::: THE RECORDS
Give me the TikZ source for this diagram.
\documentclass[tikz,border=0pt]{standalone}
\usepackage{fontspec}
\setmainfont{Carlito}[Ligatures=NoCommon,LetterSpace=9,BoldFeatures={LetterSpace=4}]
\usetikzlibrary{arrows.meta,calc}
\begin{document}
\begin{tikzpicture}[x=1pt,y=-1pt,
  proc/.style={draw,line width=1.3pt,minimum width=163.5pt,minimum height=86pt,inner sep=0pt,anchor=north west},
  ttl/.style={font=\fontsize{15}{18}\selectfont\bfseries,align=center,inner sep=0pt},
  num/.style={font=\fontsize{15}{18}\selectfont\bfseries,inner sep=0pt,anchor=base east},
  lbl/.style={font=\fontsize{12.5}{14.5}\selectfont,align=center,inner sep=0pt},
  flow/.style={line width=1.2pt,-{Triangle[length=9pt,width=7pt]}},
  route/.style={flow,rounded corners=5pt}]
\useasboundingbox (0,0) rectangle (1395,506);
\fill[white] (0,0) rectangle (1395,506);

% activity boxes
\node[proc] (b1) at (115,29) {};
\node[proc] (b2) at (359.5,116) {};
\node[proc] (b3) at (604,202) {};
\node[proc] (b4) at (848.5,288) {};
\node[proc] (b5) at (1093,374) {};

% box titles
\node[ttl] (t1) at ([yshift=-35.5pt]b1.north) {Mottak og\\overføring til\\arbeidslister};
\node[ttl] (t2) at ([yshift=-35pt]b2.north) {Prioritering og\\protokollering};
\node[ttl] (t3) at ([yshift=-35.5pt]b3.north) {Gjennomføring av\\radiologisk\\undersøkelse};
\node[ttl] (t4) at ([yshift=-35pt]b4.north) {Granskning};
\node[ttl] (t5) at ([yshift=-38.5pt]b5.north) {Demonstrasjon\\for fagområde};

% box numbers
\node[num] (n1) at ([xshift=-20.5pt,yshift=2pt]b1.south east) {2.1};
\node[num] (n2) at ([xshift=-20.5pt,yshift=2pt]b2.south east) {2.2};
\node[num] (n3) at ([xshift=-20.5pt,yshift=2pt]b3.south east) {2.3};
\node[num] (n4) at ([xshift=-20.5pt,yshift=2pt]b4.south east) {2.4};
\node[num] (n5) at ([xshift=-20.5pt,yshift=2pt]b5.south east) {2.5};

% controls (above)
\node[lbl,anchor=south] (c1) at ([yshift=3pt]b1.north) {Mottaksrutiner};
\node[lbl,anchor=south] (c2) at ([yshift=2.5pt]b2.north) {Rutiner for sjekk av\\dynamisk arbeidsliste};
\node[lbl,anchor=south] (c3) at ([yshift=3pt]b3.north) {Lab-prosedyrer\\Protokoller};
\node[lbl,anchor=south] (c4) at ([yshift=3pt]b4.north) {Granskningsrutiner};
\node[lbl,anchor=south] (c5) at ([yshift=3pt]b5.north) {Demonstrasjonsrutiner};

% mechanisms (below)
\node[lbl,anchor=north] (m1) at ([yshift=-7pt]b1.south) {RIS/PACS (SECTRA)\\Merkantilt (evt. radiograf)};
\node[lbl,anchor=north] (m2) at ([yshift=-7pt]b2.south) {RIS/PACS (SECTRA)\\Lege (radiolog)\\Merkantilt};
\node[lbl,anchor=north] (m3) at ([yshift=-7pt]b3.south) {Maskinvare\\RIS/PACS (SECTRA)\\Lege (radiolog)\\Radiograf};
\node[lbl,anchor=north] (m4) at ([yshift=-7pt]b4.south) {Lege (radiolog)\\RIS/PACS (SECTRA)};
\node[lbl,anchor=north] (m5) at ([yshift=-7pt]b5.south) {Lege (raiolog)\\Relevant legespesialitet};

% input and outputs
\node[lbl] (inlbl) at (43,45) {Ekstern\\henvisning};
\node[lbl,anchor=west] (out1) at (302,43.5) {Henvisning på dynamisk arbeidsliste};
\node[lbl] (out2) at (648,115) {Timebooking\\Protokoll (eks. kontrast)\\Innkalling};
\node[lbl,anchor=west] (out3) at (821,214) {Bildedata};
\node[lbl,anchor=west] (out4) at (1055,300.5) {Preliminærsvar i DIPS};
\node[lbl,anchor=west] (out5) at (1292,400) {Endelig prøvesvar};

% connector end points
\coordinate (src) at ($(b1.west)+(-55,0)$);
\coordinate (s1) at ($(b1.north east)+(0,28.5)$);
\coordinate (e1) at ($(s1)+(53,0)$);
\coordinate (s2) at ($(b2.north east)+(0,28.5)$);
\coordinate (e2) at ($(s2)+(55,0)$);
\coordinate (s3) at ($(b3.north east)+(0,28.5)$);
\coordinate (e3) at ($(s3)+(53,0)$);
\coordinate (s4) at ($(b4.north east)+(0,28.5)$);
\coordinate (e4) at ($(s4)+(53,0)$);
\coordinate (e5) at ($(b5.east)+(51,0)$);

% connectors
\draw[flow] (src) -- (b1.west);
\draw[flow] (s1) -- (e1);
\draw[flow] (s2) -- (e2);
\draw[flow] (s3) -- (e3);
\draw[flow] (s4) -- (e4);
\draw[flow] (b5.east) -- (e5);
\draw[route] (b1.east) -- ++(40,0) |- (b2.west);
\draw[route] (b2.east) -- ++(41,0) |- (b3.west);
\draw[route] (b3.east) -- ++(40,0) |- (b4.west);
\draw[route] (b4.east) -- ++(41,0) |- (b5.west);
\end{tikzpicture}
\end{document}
::::::
::: THE RECORDS
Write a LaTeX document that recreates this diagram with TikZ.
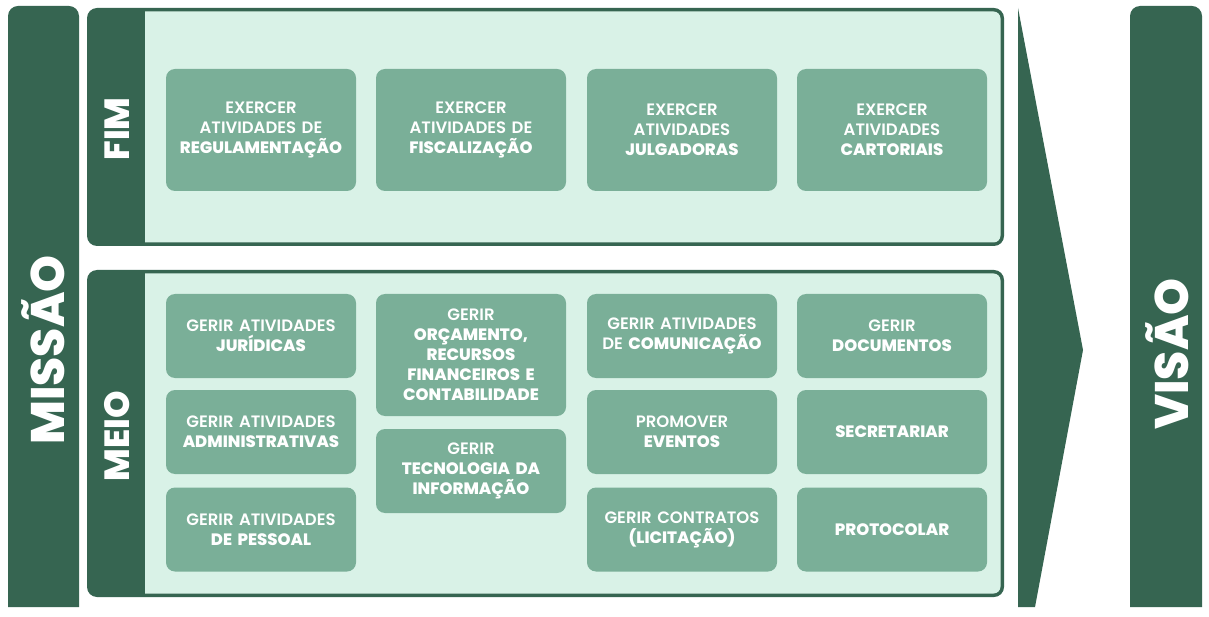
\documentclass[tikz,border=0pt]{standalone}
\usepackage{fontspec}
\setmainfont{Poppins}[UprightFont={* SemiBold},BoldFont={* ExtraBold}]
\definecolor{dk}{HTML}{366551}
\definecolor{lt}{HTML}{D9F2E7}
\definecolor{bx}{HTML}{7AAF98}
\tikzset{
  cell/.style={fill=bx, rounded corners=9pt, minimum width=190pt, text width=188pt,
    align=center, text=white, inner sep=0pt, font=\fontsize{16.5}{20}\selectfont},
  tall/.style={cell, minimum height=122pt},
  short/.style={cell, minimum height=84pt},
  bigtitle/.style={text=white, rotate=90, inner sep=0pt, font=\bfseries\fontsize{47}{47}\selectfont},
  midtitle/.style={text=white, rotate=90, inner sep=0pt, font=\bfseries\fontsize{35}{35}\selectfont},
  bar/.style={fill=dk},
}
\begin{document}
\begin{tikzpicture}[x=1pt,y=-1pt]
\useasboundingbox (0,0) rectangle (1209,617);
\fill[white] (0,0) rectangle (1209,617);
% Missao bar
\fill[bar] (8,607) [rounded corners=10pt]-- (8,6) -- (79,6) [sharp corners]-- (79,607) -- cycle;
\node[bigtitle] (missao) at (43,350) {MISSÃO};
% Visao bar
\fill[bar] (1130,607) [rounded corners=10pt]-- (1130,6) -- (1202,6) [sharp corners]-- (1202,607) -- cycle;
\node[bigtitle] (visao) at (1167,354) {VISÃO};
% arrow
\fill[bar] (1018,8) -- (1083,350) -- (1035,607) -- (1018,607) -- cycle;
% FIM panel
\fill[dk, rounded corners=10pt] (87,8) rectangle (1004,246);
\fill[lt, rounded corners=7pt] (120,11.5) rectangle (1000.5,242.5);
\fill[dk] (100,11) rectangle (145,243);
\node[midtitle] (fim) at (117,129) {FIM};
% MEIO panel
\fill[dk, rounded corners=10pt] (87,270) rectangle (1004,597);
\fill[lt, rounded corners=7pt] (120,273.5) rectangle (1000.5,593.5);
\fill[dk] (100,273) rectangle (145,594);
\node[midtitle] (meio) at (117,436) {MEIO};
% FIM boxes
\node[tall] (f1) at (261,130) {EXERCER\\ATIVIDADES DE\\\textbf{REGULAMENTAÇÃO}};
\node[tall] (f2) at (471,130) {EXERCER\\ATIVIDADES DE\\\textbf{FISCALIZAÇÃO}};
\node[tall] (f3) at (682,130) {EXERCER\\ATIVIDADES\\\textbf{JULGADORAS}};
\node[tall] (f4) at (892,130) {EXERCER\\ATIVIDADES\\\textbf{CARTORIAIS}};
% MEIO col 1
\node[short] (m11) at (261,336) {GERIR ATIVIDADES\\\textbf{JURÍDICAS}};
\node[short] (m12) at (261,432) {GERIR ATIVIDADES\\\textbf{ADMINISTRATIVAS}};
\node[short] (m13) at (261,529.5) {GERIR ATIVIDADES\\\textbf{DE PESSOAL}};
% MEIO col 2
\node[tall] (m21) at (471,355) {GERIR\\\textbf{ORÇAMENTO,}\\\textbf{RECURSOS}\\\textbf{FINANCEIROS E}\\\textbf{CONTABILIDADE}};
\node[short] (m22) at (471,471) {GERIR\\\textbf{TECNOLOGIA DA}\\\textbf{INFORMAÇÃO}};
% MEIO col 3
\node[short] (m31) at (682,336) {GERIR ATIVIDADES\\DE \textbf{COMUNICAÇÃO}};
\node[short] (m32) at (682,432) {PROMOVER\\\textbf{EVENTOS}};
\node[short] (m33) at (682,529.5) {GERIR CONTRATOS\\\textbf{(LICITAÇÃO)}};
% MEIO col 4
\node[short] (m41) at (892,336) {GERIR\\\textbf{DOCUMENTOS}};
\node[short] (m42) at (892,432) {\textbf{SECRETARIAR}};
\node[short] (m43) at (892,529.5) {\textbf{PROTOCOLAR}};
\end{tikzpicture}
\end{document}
::::::
Starting at the line that contains "Give me the TikZ source for this diagram.", repeat each line exactly, and stop after the line that contains "(n5) at ([xshift=-20.5pt,yshift=2pt]b5.south".

Give me the TikZ source for this diagram.
\documentclass[tikz,border=0pt]{standalone}
\usepackage{fontspec}
\setmainfont{Carlito}[Ligatures=NoCommon,LetterSpace=9,BoldFeatures={LetterSpace=4}]
\usetikzlibrary{arrows.meta,calc}
\begin{document}
\begin{tikzpicture}[x=1pt,y=-1pt,
  proc/.style={draw,line width=1.3pt,minimum width=163.5pt,minimum height=86pt,inner sep=0pt,anchor=north west},
  ttl/.style={font=\fontsize{15}{18}\selectfont\bfseries,align=center,inner sep=0pt},
  num/.style={font=\fontsize{15}{18}\selectfont\bfseries,inner sep=0pt,anchor=base east},
  lbl/.style={font=\fontsize{12.5}{14.5}\selectfont,align=center,inner sep=0pt},
  flow/.style={line width=1.2pt,-{Triangle[length=9pt,width=7pt]}},
  route/.style={flow,rounded corners=5pt}]
\useasboundingbox (0,0) rectangle (1395,506);
\fill[white] (0,0) rectangle (1395,506);

% activity boxes
\node[proc] (b1) at (115,29) {};
\node[proc] (b2) at (359.5,116) {};
\node[proc] (b3) at (604,202) {};
\node[proc] (b4) at (848.5,288) {};
\node[proc] (b5) at (1093,374) {};

% box titles
\node[ttl] (t1) at ([yshift=-35.5pt]b1.north) {Mottak og\\overføring til\\arbeidslister};
\node[ttl] (t2) at ([yshift=-35pt]b2.north) {Prioritering og\\protokollering};
\node[ttl] (t3) at ([yshift=-35.5pt]b3.north) {Gjennomføring av\\radiologisk\\undersøkelse};
\node[ttl] (t4) at ([yshift=-35pt]b4.north) {Granskning};
\node[ttl] (t5) at ([yshift=-38.5pt]b5.north) {Demonstrasjon\\for fagområde};

% box numbers
\node[num] (n1) at ([xshift=-20.5pt,yshift=2pt]b1.south east) {2.1};
\node[num] (n2) at ([xshift=-20.5pt,yshift=2pt]b2.south east) {2.2};
\node[num] (n3) at ([xshift=-20.5pt,yshift=2pt]b3.south east) {2.3};
\node[num] (n4) at ([xshift=-20.5pt,yshift=2pt]b4.south east) {2.4};
\node[num] (n5) at ([xshift=-20.5pt,yshift=2pt]b5.south east) {2.5};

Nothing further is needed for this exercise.